Are you looking to boost your subscription business profits? This blog post provides a comprehensive guide to raising prices, from determining the optimal pricing to communicating price increases to your customers.

Stephen Nancekivell
Stephen Nancekivell
Senior Software Engineer
Pricing for Growth: A Step-by-Step Guide to Raising Subscription Prices

One of the biggest challenges of running a subscription-based business is getting your pricing right. You need to keep your monthly fee at a price point that will make it attractive to new customers but you also need to ensure that you’re making enough profit over time. Even if you manage to hit the perfect pricing sweet spot, expenses increase over time slowly eating into your profit margin.

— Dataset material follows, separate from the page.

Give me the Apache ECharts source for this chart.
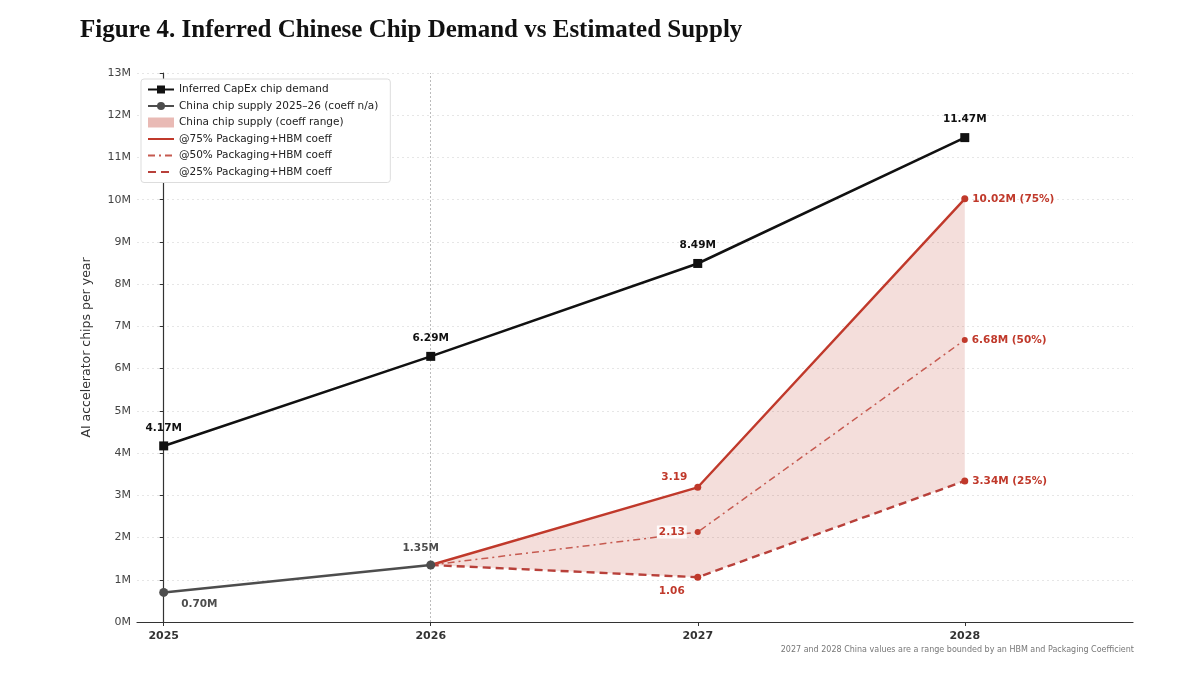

So, how do you raise prices in a subscription business? We’ll walk you through what to consider, how to manage the pricing change, and what to do if you get customer pushback.

Before a pricing change​

Decide if a pricing increase is right for your business​

When you first set your prices, you might not have made a long-term strategy for how you might increase them. After all, you were focused on validating your product and finding the right product/market/pricing fit. Now that you’ve been in operation for a while, you have different priorities.

You want to build a strong and profitable business – and your current prices are holding you back. The good news is that just because you started with a lower price point, that doesn’t mean you have to keep it low forever. After all, you’ve not greatly improved your product and it’s providing even more value to your customers. Plus, making small price increases over time is a much better customer retention strategy than making a big price increase later on.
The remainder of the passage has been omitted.